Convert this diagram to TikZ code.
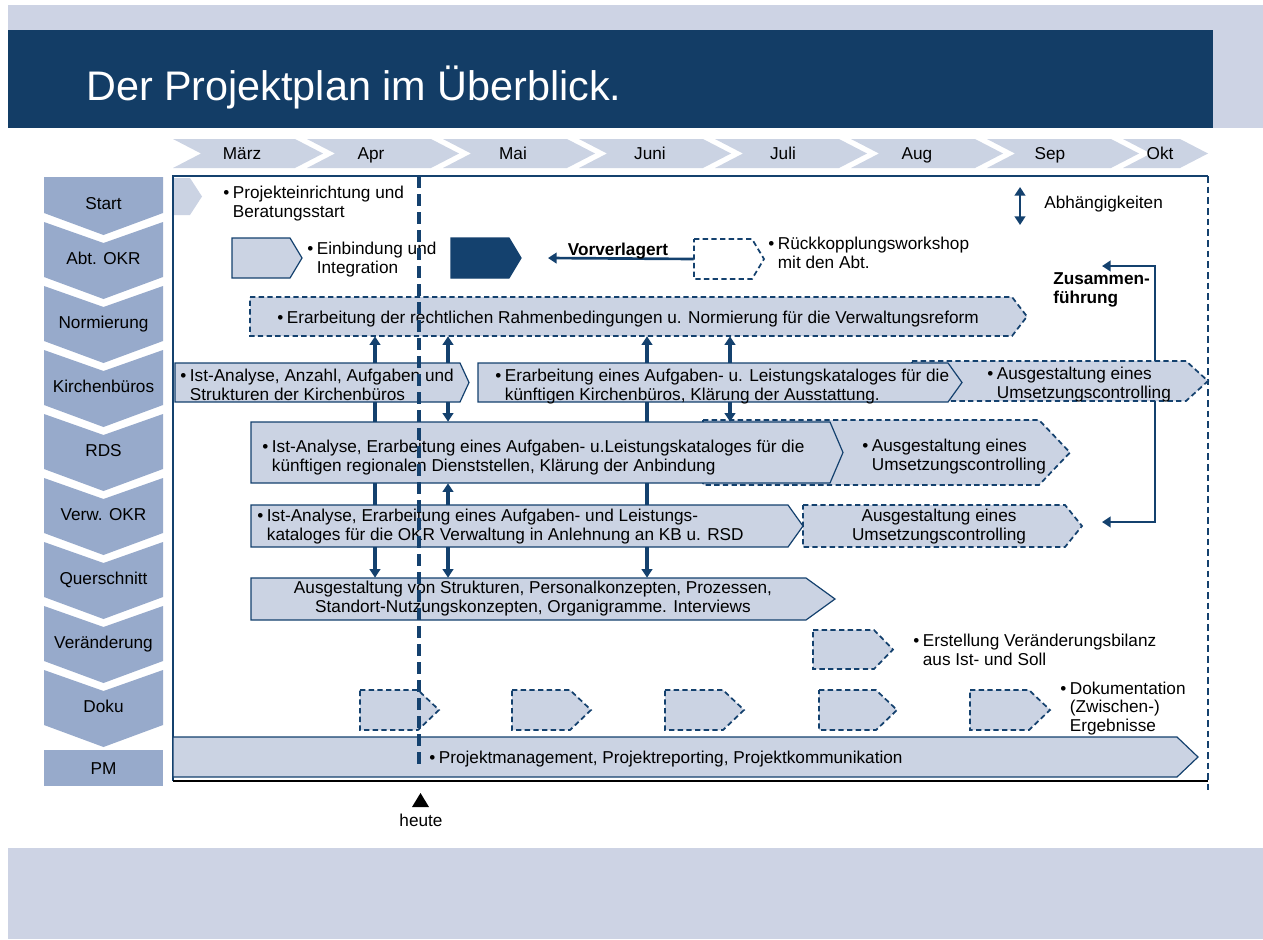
\documentclass[tikz,border=0pt]{standalone}
\usepackage{fontspec}
\setmainfont{Liberation Sans}
\usetikzlibrary{arrows.meta,fit}
\definecolor{band}{HTML}{CDD3E4}
\definecolor{titlebar}{HTML}{133D66}
\definecolor{lightc}{HTML}{CBD3E3}
\definecolor{midc}{HTML}{97AACB}
\definecolor{navy}{HTML}{14416E}
\newcommand\bl{\makebox[0.56em][l]{\textbullet}}
\newcommand\bind{\hspace*{0.56em}}
% #1 name, #2 x1, #3 y1, #4 x of point, #5 y2, #6 depth of point, #7 style
\newcommand\chevbox[7]{%
  \path[#7] (#2,#3) -- ({#4-#6},#3) -- (#4,{(#3+#5)/2}) -- ({#4-#6},#5) -- (#2,#5) -- cycle;
  \node[fit={(#2,#3)(#4,#5)}, inner sep=0pt, draw=none] (#1) {};}
\begin{document}
\begin{tikzpicture}[x=0.75pt,y=-0.75pt,
  font=\fontsize{12.9}{13.6}\selectfont,
  solidbox/.style={fill=lightc, draw=navy, line width=0.9pt, line join=miter},
  dashbox/.style={fill=lightc, draw=navy, line width=1.3pt, dash pattern=on 4pt off 2.5pt},
  whitedash/.style={fill=white, draw=navy, line width=1.3pt, dash pattern=on 4pt off 2.5pt},
  darkbox/.style={fill=navy, draw=navy, line width=0.9pt},
  txt/.style={inner sep=0pt, align=left, anchor=base west},
  ctxt/.style={inner sep=0pt, align=center, anchor=base},
  lbl/.style={inner sep=0pt, anchor=base},
  dep/.style={draw=navy, line width=2.3pt},
  tip/.style={-{Triangle[width=8pt,length=6.5pt]}},
  both/.style={{Triangle[width=8pt,length=6.5pt]}-{Triangle[width=8pt,length=6.5pt]}}]
\useasboundingbox (0,0) rectangle (1263,939);
% background bands
\fill[band] (8,5) rectangle (1263,30);
\fill[band] (1213,30) rectangle (1263,128);
\fill[band] (8,848) rectangle (1263,939);
\fill[titlebar] (8,30) rectangle (1213,128);
\node[anchor=base west, inner sep=0pt, text=white, font=\fontsize{31}{31}\selectfont] (title) at (86,100) {Der Projektplan im Überblick.};
% month chevrons
\foreach \L/\R [count=\i] in {173/295, 307/431, 443/567, 579/703, 715/839, 851/975, 987/1111, 1123/1180}
  \fill[lightc] (\L,139) -- (\R,139) -- ({\R+28},153.5) -- (\R,168) -- (\L,168) -- ({\L+28},153.5) -- cycle;
\foreach \x/\m [count=\i] in {242/März, 371/Apr, 513/Mai, 650/Juni, 783/Juli, 917/Aug, 1050/Sep, 1160/Okt}
  \node[lbl] (month\i) at (\x,159) {\m};
% left column chevrons
\fill[midc] (44,177) -- (163,177) -- (163,213) -- (103.5,235) -- (44,213) -- cycle;
\foreach \k in {1,...,8} {
  \pgfmathsetmacro\T{222+64*(\k-1)}
  \pgfmathsetmacro\B{277+64*(\k-1)}
  \fill[midc] (44,\T) -- (103.5,{\T+21}) -- (163,\T) -- (163,\B) -- (103.5,{\B+22}) -- (44,\B) -- cycle;
}
\fill[midc] (44,750) rectangle (163,786);
\foreach \y/\t [count=\i] in {209/Start, 264/Abt. OKR, 328/Normierung, 392/Kirchenbüros, 456/RDS, 520/Verw. OKR, 584/Querschnitt, 648/Veränderung, 712/Doku, 774/PM}
  \node[lbl] (row\i) at (103.5,\y) {\t};
% frame
\draw[navy, line width=1.1pt] (173,781) -- (173,176) -- (1208,176);
\draw[navy, line width=1.6pt, dash pattern=on 5pt off 3pt] (1208,176) -- (1208,790);
% row Start
\chevbox{startc}{174}{178}{202}{215}{12}{fill=lightc}
\node[txt] (tstart) at (223,217) {\bl Projekteinrichtung und\\\bind Beratungsstart};
% row Abt. OKR
\chevbox{einb}{232}{238}{302}{278}{12}{solidbox}
\node[txt] (teinb) at (307,273) {\bl Einbindung und\\\bind Integration};
\chevbox{dark}{451}{238}{521}{278}{12}{darkbox}
\chevbox{rueck}{694}{239}{764}{279}{12}{whitedash}
\node[txt] (trueck) at (768,268) {\bl Rückkopplungsworkshop\\\bind mit den Abt.};
\coordinate (vtip) at (548,258);
\draw[dep, line width=2pt, tip] (rueck.west) -- (vtip);
\node[ctxt, font=\fontsize{12.9}{13.6}\selectfont\bfseries] (tvorv) at (618,255) {Vorverlagert};
\coordinate (abh1) at (1020,187);
\coordinate (abh2) at (1020,225);
\draw[dep, line width=2pt, both] (abh1) -- (abh2);
\node[txt] (tabh) at (1044,208) {Abhängigkeiten};
\node[txt, font=\fontsize{12.9}{13.6}\selectfont\bfseries] (tzus) at (1053,303) {Zusammen-\\führung};
% row Normierung
\chevbox{norm}{250}{297}{1027}{336}{15}{dashbox}
\node[txt] (tnorm) at (277,323) {\bl Erarbeitung der rechtlichen Rahmenbedingungen u. Normierung für die Verwaltungsreform};
% row Kirchenbueros
\chevbox{kb3}{912}{361}{1208}{401}{22}{dashbox}
\chevbox{kb1}{175}{363}{469}{402}{9}{solidbox}
\chevbox{kb2}{478}{363}{962}{402}{14}{solidbox}
\node[txt] (tkb1) at (180,400) {\bl Ist-Analyse, Anzahl, Aufgaben und\\\bind Strukturen der Kirchenbüros};
\node[txt] (tkb2) at (495,400) {\bl Erarbeitung eines Aufgaben- u. Leistungskataloges für die\\\bind künftigen Kirchenbüros, Klärung der Ausstattung.};
\node[txt] (tkb3) at (987,398) {\bl Ausgestaltung eines\\\bind Umsetzungscontrolling};
% row RDS
\chevbox{rds2}{703}{420}{1070}{485}{31}{dashbox}
\chevbox{rds1}{251}{422}{843}{483}{13}{solidbox}
\node[txt] (trds1) at (262,471) {\bl Ist-Analyse, Erarbeitung eines Aufgaben- u.Leistungskataloges für die\\\bind künftigen regionalen Dienststellen, Klärung der Anbindung};
\node[txt] (trds2) at (862,470) {\bl Ausgestaltung eines\\\bind Umsetzungscontrolling};
% row Verw. OKR
\chevbox{verw2}{803}{505}{1082}{547}{17}{dashbox}
\chevbox{verw1}{251}{505}{803}{547}{15}{solidbox}
\node[txt] (tverw1) at (257,540) {\bl Ist-Analyse, Erarbeitung eines Aufgaben- und Leistungs-\\\bind kataloges für die OKR Verwaltung in Anlehnung an KB u. RSD};
\node[ctxt] (tverw2) at (939,540) {Ausgestaltung eines\\Umsetzungscontrolling};
% row Querschnitt
\chevbox{quer}{251}{578}{835}{620}{29}{solidbox}
\node[ctxt] (tquer) at (533,612) {Ausgestaltung von Strukturen, Personalkonzepten, Prozessen,\\Standort-Nutzungskonzepten, Organigramme. Interviews};
% row Veraenderung
\chevbox{ver}{813}{630}{893}{669}{19}{dashbox}
\node[txt] (tver) at (913,665) {\bl Erstellung Veränderungsbilanz\\\bind aus Ist- und Soll};
% row Doku
\chevbox{doku1}{360}{690}{439}{730}{21}{dashbox}
\chevbox{doku2}{512}{690}{591}{730}{21}{dashbox}
\chevbox{doku3}{665}{690}{744}{730}{21}{dashbox}
\chevbox{doku4}{819}{690}{897}{730}{21}{dashbox}
\chevbox{doku5}{970}{690}{1050}{730}{21}{dashbox}
\node[txt] (tdoku) at (1060,731) {\bl Dokumentation\\\bind (Zwischen-)\\\bind Ergebnisse};
% row PM
\chevbox{pm}{173}{737}{1198}{777}{21}{solidbox}
\node[txt] (tpm) at (429,763) {\bl Projektmanagement, Projektreporting, Projektkommunikation};
\draw[black, line width=1.2pt] (173,781) -- (1208,781);
% dependency arrows
\coordinate (ax1) at (375,0);
\coordinate (ax2) at (448,0);
\coordinate (ax3) at (647,0);
\coordinate (ax4) at (730,0);
\draw[dep, tip] (kb1.north -| ax1) -- (norm.south -| ax1);
\draw[dep] (kb1.south -| ax1) -- (rds1.north -| ax1);
\draw[dep] (rds1.south -| ax1) -- (verw1.north -| ax1);
\draw[dep, tip] (verw1.south -| ax1) -- (quer.north -| ax1);
\draw[dep, tip] (kb1.north -| ax2) -- (norm.south -| ax2);
\draw[dep, tip] (kb1.south -| ax2) -- (rds1.north -| ax2);
\draw[dep, tip] (verw1.north -| ax2) -- (rds1.south -| ax2);
\draw[dep, tip] (verw1.south -| ax2) -- (quer.north -| ax2);
\draw[dep, tip] (kb2.north -| ax3) -- (norm.south -| ax3);
\draw[dep] (kb2.south -| ax3) -- (rds1.north -| ax3);
\draw[dep] (rds1.south -| ax3) -- (verw1.north -| ax3);
\draw[dep, tip] (verw1.south -| ax3) -- (quer.north -| ax3);
\draw[dep, tip] (kb2.north -| ax4) -- (norm.south -| ax4);
\draw[dep, tip] (kb2.south -| ax4) -- (rds1.north -| ax4);
% Zusammenfuehrung
\coordinate (zx) at (1155,0);
\coordinate (ztop) at (1102,266);
\coordinate (zbot) at (1102,522);
\draw[dep, line width=2pt, tip] (kb3.north -| zx) |- (ztop);
\draw[dep, line width=2pt, tip] (kb3.south -| zx) |- (zbot);
% today line
\coordinate (today1) at (419,176);
\coordinate (today2) at (419,768);
\draw[navy, line width=2.4pt, dash pattern=on 9pt off 4.5pt] (today1) -- (today2);
\fill[black] (412,807) -- (420.5,793) -- (429,807) -- cycle;
\node[ctxt] (theute) at (421,826) {heute};
\end{tikzpicture}
\end{document}
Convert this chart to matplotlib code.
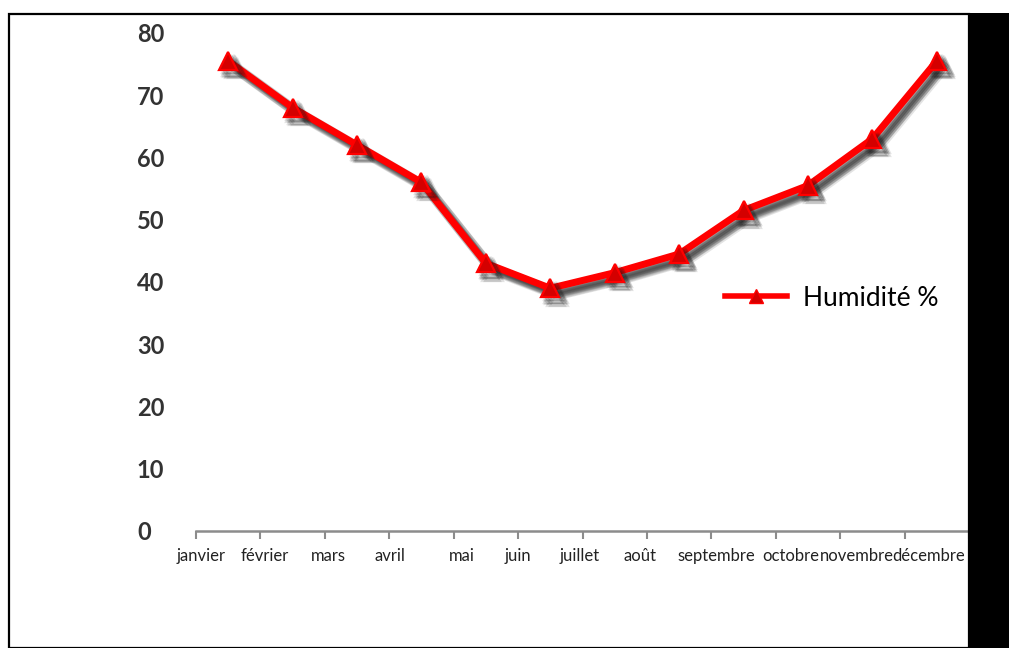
import matplotlib
matplotlib.use("Agg")
import matplotlib.pyplot as plt
import matplotlib.patheffects as pe
from matplotlib.patches import Rectangle
from matplotlib.lines import Line2D

# Monthly relative humidity
months = ["janvier", "février", "mars", "avril", "mai", "juin", "juillet",
          "août", "septembre", "octobre", "novembre", "décembre"]
humidity = [75.5, 68, 62, 56, 43, 39, 41.5, 44.5, 51.5, 55.5, 63, 75.5]
yticks = [0, 10, 20, 30, 40, 50, 60, 70, 80]
series_name = "Humidité %"

plt.rcParams["font.family"] = ["Lato", "DejaVu Sans"]

fig = plt.figure(figsize=(10.09, 6.48), dpi=100)
fig.patch.set_facecolor("white")
ax = fig.add_axes([196 / 1009, 1 - 531 / 648, 773 / 1009, 498 / 648])

x = list(range(len(months)))

# soft drop shadow: several faint copies at slightly different offsets
offsets = [(2, -2), (3, -3), (4, -4), (5, -5), (6, -6), (3, -5), (5, -3),
           (4, -2), (2, -4), (6, -4), (4, -6)]
shadow = [pe.SimpleLineShadow(offset=o, shadow_color="#1a1a1a", alpha=0.12) for o in offsets]
ax.plot(x, humidity, color="#ff0000", lw=5.0, marker="^", markersize=13,
        markerfacecolor="#d40000", markeredgecolor="#ff0000", markeredgewidth=1.6,
        path_effects=shadow + [pe.Normal()], zorder=3)

ax.set_xlim(-0.5, len(months) - 0.5)
ax.set_ylim(0, 80)

# category axis: ticks between categories, labels set under the ticks
ax.set_xticks([i - 0.5 for i in range(len(months) + 1)])
ax.set_xticklabels([])
ax.tick_params(axis="x", length=6, width=1.5, color="#8c8c8c", direction="out")
label_shift = [0.08, 0.06, 0.05, 0.01, 0.13, 0.0, -0.04, -0.11, 0.08, 0.24, 0.26, 0.38]
for i, (m, s) in enumerate(zip(months, label_shift)):
    ax.text(i - 0.5 + s, -0.034, m, transform=ax.get_xaxis_transform(),
            ha="center", va="top", fontsize=12, color="#222222")

ax.set_yticks(yticks)
ax.set_yticklabels([str(v) for v in yticks], fontsize=17, fontweight="bold",
                   color="#333333")
ax.tick_params(axis="y", length=0, pad=42.5)
for lab in ax.get_yticklabels():
    lab.set_horizontalalignment("left")

for side in ["top", "right", "left"]:
    ax.spines[side].set_visible(False)
ax.spines["bottom"].set_color("#8c8c8c")
ax.spines["bottom"].set_linewidth(1.8)

handle = Line2D([], [], color="#ff0000", lw=4.0, marker="^", markersize=10,
                markerfacecolor="#d40000", markeredgecolor="#ff0000")
fig.legend([handle], [series_name], loc="center left",
           bbox_to_anchor=(701 / 1009, 1 - 298 / 648), frameon=False,
           fontsize=19, handlelength=2.35, handletextpad=0.6)

# frame and right-hand black band
fig.add_artist(Rectangle((9 / 1009, 0), 960 / 1009, 1 - 14 / 648, transform=fig.transFigure,
                         fill=False, edgecolor="black", lw=1.6, zorder=10))
fig.add_artist(Rectangle((968 / 1009, 0), 41 / 1009, 1 - 13 / 648, transform=fig.transFigure,
                         facecolor="black", edgecolor="none", zorder=11))

fig.savefig("out.png", dpi=100, facecolor="white")
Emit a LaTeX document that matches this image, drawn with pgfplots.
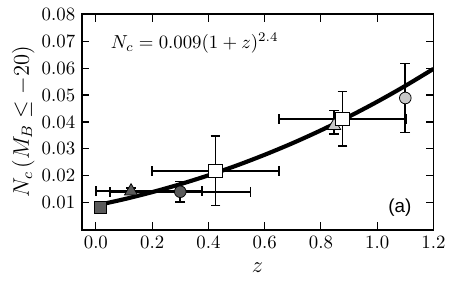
\documentclass[border={3pt 8pt 6pt 1pt}]{standalone}
\usepackage{pgfplots}
\pgfplotsset{compat=1.18}
\usepackage{fontspec}
\newfontfamily\helv{Liberation Sans}
\definecolor{dgray}{RGB}{90,90,90}
\definecolor{lgray}{RGB}{200,200,200}
\begin{document}
\begin{tikzpicture}
\begin{axis}[
  scale only axis,
  width=187pt, height=114.6pt,
  xmin=-0.05, xmax=1.2, ymin=0, ymax=0.08,
  xtick={0,0.2,0.4,0.6,0.8,1.0,1.2},
  ytick={0.01,0.02,0.03,0.04,0.05,0.06,0.07,0.08},
  scaled y ticks=false, scaled x ticks=false,
  xticklabel style={/pgf/number format/.cd,fixed,fixed zerofill,precision=1},
  yticklabel style={/pgf/number format/.cd,fixed,fixed zerofill,precision=2},
  tick pos=both, tick align=inside, major tick length=4pt,
  axis line style={line width=1pt},
  tick style={line width=0.6pt, black},
  xlabel={\large $z$},
  ylabel={\large $N_c\,(M_B \leq -20)$},
  xlabel style={yshift=-1pt},
  ylabel style={yshift=-3pt},
  error bars/error bar style={line width=0.9pt, black},
  error bars/error mark options={rotate=90, mark size=2.6pt, line width=0.9pt, black},
]
% triangles (behind curve)
\addplot[only marks, mark=triangle*, mark size=4pt, mark options={fill=dgray, draw=black, line width=0.4pt},
  error bars/.cd, x dir=both, y dir=both, x explicit, y explicit]
  coordinates {(0.125,0.0143) += (0.252,0.0012) -= (0.125,0.0012)};
\addplot[only marks, mark=triangle*, mark size=4pt, mark options={fill=lgray, draw=black, line width=0.4pt},
  error bars/.cd, x dir=both, y dir=both, x explicit, y explicit]
  coordinates {(0.847,0.0386) += (0,0.0056) -= (0,0.0031)};
% fit curve N_c = 0.009(1+z)^2.4 (tabulated)
\addplot[black, line width=2.2pt, smooth] coordinates {
(0.0,0.00900) (0.1,0.01131) (0.2,0.01394) (0.3,0.01689) (0.4,0.02018)
(0.5,0.02381) (0.6,0.02781) (0.7,0.03216) (0.8,0.03689) (0.9,0.04200)
(1.0,0.04750) (1.1,0.05340) (1.2,0.05971)};
% dark circle
\addplot[only marks, mark=*, mark size=3.1pt, mark options={fill=dgray, draw=black, line width=0.4pt},
  error bars/.cd, x dir=both, y dir=both, x explicit, y explicit]
  coordinates {(0.30,0.0141) += (0.25,0.0038) -= (0.25,0.0038)};
% dark square
\addplot[only marks, mark=square*, mark size=3.1pt, mark options={fill=dgray, draw=black, line width=0.4pt},
  error bars/.cd, x dir=both, y dir=both, x explicit, y explicit]
  coordinates {(0.015,0.0083) +- (0.018,0.0007)};
% white squares
\addplot[only marks, mark=square*, mark size=3.6pt, mark options={fill=white, draw=black, line width=0.4pt},
  error bars/.cd, x dir=both, y dir=both, x explicit, y explicit]
  coordinates {(0.425,0.0219) +- (0.225,0.0129) (0.877,0.0412) +- (0.225,0.0101)};
% light circle
\addplot[only marks, mark=*, mark size=3.1pt, mark options={fill=lgray, draw=black, line width=0.4pt},
  error bars/.cd, x dir=both, y dir=both, x explicit, y explicit]
  coordinates {(1.10,0.0489) +- (0,0.0128)};
\node[anchor=west] at (axis cs:0.03,0.0693) {$N_c = 0.009(1+z)^{2.4}$};
\node at (axis cs:1.081,0.0082) {\helv (a)};
\end{axis}
\end{tikzpicture}
\end{document}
· · · · · · ·
Exercise brief -
Only the lines between the one with "Convert this chart to matplotlib code." and the one with "ax.set_ylim(0, 80)", those two included, get copied from the material above. Keep it exact and free of pictures.

Solution below -
Convert this chart to matplotlib code.
import matplotlib
matplotlib.use("Agg")
import matplotlib.pyplot as plt
import matplotlib.patheffects as pe
from matplotlib.patches import Rectangle
from matplotlib.lines import Line2D

# Monthly relative humidity
months = ["janvier", "février", "mars", "avril", "mai", "juin", "juillet",
          "août", "septembre", "octobre", "novembre", "décembre"]
humidity = [75.5, 68, 62, 56, 43, 39, 41.5, 44.5, 51.5, 55.5, 63, 75.5]
yticks = [0, 10, 20, 30, 40, 50, 60, 70, 80]
series_name = "Humidité %"

plt.rcParams["font.family"] = ["Lato", "DejaVu Sans"]

fig = plt.figure(figsize=(10.09, 6.48), dpi=100)
fig.patch.set_facecolor("white")
ax = fig.add_axes([196 / 1009, 1 - 531 / 648, 773 / 1009, 498 / 648])

x = list(range(len(months)))

# soft drop shadow: several faint copies at slightly different offsets
offsets = [(2, -2), (3, -3), (4, -4), (5, -5), (6, -6), (3, -5), (5, -3),
           (4, -2), (2, -4), (6, -4), (4, -6)]
shadow = [pe.SimpleLineShadow(offset=o, shadow_color="#1a1a1a", alpha=0.12) for o in offsets]
ax.plot(x, humidity, color="#ff0000", lw=5.0, marker="^", markersize=13,
        markerfacecolor="#d40000", markeredgecolor="#ff0000", markeredgewidth=1.6,
        path_effects=shadow + [pe.Normal()], zorder=3)

ax.set_xlim(-0.5, len(months) - 0.5)
ax.set_ylim(0, 80)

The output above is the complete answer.